> _OBJECTIVE_
State how many lines of the records contain the string "this". Give the number alone.

> _DATASET EXCERPTS_
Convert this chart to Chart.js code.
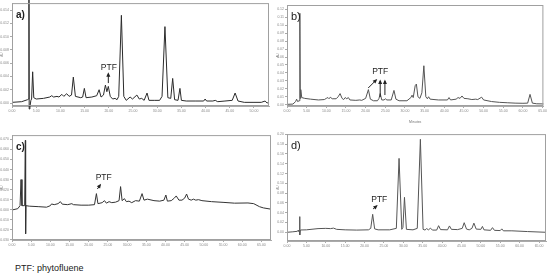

...

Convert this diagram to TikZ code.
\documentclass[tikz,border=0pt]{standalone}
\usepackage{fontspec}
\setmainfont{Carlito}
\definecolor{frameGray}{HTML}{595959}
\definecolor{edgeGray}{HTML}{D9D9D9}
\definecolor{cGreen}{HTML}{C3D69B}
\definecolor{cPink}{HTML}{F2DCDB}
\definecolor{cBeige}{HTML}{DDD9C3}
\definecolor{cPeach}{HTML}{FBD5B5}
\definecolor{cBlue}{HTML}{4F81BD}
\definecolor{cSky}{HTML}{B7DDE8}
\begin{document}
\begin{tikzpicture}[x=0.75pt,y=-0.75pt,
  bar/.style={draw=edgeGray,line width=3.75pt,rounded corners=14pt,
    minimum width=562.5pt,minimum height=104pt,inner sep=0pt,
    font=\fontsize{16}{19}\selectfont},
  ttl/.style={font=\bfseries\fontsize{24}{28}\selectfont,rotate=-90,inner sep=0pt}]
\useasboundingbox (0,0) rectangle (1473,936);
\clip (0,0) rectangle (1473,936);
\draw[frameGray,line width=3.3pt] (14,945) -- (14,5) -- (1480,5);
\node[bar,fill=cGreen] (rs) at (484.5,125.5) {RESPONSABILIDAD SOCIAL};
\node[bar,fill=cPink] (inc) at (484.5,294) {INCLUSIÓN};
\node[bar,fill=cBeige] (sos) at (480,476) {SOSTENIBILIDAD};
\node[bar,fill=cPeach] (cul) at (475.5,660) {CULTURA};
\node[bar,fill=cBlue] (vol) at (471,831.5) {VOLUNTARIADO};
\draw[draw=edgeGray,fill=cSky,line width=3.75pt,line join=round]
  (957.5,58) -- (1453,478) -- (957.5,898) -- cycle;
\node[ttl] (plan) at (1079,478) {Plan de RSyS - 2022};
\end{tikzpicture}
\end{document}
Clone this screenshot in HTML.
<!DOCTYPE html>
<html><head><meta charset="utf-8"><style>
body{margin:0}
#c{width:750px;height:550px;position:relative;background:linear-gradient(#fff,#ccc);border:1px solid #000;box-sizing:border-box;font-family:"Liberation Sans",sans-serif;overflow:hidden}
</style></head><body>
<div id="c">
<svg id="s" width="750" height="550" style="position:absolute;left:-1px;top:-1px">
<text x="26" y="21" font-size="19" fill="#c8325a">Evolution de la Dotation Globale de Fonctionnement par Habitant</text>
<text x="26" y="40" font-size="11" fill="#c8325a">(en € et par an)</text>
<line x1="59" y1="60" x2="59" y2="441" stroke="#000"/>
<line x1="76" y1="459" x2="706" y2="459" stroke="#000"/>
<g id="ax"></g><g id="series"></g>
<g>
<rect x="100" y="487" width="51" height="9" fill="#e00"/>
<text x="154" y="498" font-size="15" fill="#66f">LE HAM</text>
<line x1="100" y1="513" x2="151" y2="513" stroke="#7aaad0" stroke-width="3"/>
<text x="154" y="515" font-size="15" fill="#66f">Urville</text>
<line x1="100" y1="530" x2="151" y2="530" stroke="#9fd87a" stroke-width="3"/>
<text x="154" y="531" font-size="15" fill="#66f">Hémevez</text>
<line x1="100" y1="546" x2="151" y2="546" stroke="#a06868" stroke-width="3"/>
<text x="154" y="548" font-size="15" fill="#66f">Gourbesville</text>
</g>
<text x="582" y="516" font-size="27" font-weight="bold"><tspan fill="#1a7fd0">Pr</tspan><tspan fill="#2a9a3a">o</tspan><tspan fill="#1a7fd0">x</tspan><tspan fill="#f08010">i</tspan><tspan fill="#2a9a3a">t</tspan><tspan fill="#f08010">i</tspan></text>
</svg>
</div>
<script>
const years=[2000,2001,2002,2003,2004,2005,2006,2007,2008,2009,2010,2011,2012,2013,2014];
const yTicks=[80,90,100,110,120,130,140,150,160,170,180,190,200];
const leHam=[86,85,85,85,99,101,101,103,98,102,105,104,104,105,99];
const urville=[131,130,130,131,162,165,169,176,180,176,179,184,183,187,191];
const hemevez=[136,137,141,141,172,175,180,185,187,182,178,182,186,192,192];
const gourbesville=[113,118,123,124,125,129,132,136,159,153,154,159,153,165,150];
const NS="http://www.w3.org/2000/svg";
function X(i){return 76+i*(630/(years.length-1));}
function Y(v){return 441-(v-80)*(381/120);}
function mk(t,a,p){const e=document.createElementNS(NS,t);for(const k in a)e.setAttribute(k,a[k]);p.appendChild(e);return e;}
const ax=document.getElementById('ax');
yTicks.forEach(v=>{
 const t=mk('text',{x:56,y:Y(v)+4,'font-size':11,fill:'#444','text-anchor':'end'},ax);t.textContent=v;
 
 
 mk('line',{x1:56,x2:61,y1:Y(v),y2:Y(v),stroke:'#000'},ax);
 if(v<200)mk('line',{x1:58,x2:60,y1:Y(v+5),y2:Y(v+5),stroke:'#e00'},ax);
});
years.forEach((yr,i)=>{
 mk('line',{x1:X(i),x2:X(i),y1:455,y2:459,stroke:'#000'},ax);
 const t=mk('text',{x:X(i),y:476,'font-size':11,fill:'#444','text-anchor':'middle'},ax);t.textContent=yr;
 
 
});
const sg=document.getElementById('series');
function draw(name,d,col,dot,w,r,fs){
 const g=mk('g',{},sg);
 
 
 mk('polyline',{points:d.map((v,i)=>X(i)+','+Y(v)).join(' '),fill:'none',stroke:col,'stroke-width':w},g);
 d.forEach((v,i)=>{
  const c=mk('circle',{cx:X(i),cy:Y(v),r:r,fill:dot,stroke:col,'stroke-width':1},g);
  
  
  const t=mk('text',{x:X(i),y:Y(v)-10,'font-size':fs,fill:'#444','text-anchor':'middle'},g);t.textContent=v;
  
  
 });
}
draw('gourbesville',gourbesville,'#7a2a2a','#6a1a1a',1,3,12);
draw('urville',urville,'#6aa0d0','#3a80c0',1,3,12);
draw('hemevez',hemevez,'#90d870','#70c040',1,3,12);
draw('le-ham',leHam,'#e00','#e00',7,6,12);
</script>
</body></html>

* * *

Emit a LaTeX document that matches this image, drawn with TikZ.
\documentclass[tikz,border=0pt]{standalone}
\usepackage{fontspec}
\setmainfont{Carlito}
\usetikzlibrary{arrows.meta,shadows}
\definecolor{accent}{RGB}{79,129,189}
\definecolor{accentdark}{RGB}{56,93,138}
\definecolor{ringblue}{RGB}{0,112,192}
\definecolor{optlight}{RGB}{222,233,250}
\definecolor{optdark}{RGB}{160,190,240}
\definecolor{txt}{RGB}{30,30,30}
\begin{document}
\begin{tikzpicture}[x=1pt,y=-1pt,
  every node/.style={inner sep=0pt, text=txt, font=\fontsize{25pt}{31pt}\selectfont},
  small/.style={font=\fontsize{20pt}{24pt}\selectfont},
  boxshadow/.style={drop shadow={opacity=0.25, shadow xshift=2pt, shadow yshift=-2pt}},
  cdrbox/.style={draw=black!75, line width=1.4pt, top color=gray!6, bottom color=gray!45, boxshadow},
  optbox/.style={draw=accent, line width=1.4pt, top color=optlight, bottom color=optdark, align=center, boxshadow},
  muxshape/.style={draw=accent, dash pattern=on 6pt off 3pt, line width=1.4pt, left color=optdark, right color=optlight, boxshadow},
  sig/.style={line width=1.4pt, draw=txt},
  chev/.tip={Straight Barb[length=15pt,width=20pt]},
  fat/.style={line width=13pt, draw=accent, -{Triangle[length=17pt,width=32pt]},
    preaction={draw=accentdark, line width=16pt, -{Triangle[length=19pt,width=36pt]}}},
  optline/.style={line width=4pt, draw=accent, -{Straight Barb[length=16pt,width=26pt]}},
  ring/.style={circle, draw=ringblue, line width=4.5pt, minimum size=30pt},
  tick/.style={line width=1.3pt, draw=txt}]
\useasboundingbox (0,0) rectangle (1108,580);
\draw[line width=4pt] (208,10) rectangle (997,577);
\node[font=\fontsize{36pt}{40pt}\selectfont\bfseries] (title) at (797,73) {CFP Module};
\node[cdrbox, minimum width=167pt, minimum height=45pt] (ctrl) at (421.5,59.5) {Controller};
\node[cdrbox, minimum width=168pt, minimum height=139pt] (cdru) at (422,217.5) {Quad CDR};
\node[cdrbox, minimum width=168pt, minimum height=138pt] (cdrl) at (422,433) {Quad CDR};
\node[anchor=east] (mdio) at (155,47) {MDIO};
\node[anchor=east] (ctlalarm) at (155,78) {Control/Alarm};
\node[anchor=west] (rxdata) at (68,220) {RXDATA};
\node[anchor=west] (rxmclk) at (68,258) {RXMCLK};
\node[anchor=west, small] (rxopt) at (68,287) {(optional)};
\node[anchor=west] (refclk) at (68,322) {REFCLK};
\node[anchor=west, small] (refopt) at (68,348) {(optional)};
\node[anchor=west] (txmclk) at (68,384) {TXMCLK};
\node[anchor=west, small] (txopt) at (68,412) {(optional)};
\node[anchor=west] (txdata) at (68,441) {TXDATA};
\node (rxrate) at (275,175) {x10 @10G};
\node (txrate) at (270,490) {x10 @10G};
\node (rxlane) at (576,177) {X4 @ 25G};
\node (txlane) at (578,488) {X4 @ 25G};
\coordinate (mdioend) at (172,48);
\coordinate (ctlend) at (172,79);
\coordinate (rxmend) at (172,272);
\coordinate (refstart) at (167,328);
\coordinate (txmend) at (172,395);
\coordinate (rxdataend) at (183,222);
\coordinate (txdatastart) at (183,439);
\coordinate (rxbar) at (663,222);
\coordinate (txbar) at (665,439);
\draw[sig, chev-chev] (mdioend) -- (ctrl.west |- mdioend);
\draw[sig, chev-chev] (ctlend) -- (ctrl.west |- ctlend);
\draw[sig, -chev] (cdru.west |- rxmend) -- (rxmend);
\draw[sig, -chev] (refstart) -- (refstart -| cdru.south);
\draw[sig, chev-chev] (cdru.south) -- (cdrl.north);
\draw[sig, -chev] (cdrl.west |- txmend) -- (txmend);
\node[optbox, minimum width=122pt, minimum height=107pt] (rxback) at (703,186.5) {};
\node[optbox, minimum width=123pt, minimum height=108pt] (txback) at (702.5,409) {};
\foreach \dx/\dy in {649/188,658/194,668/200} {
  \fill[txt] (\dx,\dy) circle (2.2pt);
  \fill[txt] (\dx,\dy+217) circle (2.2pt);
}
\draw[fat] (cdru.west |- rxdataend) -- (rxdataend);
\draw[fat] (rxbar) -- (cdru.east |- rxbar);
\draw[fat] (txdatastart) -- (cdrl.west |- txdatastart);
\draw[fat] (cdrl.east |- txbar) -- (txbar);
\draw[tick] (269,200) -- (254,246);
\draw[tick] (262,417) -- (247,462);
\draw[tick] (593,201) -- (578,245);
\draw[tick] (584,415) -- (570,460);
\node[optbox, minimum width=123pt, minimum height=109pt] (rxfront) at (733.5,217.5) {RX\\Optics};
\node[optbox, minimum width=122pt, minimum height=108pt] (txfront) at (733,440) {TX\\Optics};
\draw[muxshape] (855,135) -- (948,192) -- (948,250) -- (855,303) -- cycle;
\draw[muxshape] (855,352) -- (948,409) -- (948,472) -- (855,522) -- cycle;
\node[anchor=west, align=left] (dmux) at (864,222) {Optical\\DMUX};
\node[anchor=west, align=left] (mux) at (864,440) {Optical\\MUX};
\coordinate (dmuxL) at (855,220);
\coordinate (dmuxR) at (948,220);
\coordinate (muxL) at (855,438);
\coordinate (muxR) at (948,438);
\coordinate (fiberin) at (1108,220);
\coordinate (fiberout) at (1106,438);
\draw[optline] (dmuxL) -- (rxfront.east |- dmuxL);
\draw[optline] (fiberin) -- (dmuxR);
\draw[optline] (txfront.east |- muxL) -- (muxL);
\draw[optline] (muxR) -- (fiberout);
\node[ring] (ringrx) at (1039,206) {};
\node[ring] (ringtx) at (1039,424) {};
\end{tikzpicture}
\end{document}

> _TASK RESULT_
4